Кэт округлила глаза от удивления:
— Не поняла. Поясни, пожалуйста!
— Ну, это же просто! На флоте меньше применяют сукно! У матросов рабочая форма из льна или хлопка, и верхняя одежда — помимо шинелей они носят более короткую — бушлаты. А раз меньше сукна, то легче пробить тот защитный экран, которое оно создает!
— Джоана! Господи! — Кэт восхищенно посмотрела на юную подругу, и с трудом подавила желание впиться в ее юные губы страстным поцелуем, — Ты уже превзошла меня! Скоро тебе придется меня учить!
— Спасибо! — Джоана, почувствовав страстный и восхищенный взгляд подруги застенчиво покраснела, — Стараюсь! — ее лицо приняло серьезное выражение, — Давай рассуждать дальше! Допустим, агитаторы действуют, и действуют успешно. В солдатах или матросах посеяны их идеи. Эти разрушительные идеи рвутся наружу. Но они ограничены сукном. Что будет делать человек, чтобы дать им больше свободы?

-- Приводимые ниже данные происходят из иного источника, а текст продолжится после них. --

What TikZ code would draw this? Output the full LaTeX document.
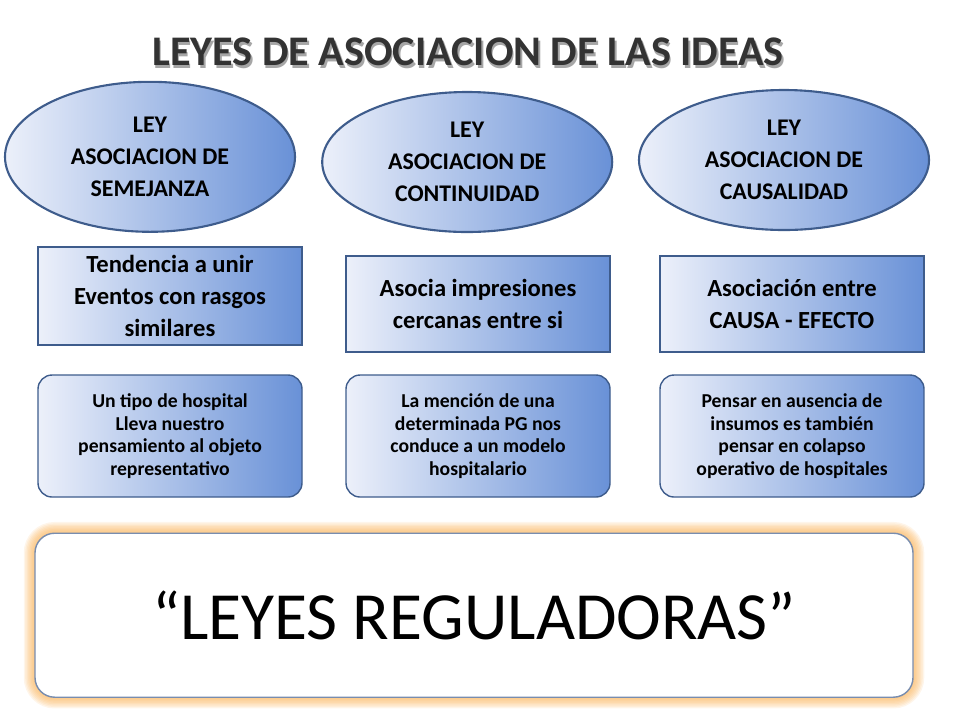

Кэт ошарашено посмотрела на подругу, и ответила:
— Если честно, то не знаю!
— Люди будут стремиться уменьшить влияние сукна! Они будут делать то, что называется нарушение ношения формы одежды — расстегивать шинели и бушлаты, расстегивать мундиры. Они будут открывать свое тело для получения большей магнетической энергии от агитаторов. Именно поэтому они из солдат превращаются в неуправляемых людей. Поскольку раздобыть гражданскую одежду для них не всегда представляется возможным, то они вынуждены таскать на себе уже ненавистную им военную форму. И тех, кто не успел от нее избавиться, спустя какое-то время вновь ставят под ружье — либо революционеры-агитаторы, либо контрреволюционеры. Поэтому в любой революции после периода, когда люди толпами ходят в расстегнутых шинелях и бушлатах, наступает период, когда их вновь заставляют их застегивать, и становиться вновь солдатами.
— Ты гений! Джоана, ты гений! Тебе нужно учиться любой ценой, чтобы не потерять и развить твои таланты!
— Так я и учусь! Если есть замечательные подруги, то грех не учиться у них чему-то новому! А мы, кажется, увы, приехали!
— Почему, увы? — Кэт удивленно вскинула брови.
— Потому что теперь придется ехать одной в этой железной коробке, и даже не с кем будет поболтать.
— Ну это всего на несколько часов! А потом…, - Кэт прижала юное тело подруги к себе и поцеловала, с неохотой оторвавшись, закончила свою мысль, — А потом нам никто не помешает провести время вместе!
Раскрасневшаяся Джоана, улыбнулась своей старшей подруге в знак согласия.
Девушки вылезли из бронеавтомобиля «Моррис» поежившись от продолжающего лить из серых нимбусов, точнее сказать облаков, дождя. Брошенный кем-то «Моррис», стоял там же где и раньше. Саманта внимательно оглядела улицу Вэлери Ньюкоуртъярд, дома на ней были двух, трех и четырехэтажные, построенные из обыкновенного стенного кирпича первого сорта, обладавшего размерами, десять на пять на два с половиной дюйма и имевшего стандартный вес в десять фунтов. На первых этажах зданий размещались три бакалейных магазина, один одежно-обувной магазин, паб, небольшой ресторанчик, и какое-то заведение, напоминающее то ли среднеразрядный бордель, то ли городскую префектуру данного района.
Саманта постояла в раздумье, и сказала:
— Хоть это и грех, но я думаю, что кое-чем полезным и временно бесхозным мы разживемся здесь. Передвигаться по улице будем колонной от магазина к магазину. Джоана будет сидеть за пулеметом «Брен» калибра 7,7 мм и прикрывать нас от непрошенных гостей, — заметив, что на юном личике Джоаны возникли возмущение, обида и попытка возразить, добавила, — В продуктовых магазинах наверняка есть мыши и крысы, поэтому лучше тебе остаться снаружи! — увидев, что подруга поняла ее правоту, — продолжила, — все что найдем грузим очень быстро, пока все вокруг не очухались. Да, и из бронеавтомобилей не выскакивать, пока не убедимся, что с наружи все нормально. Все все уяснили?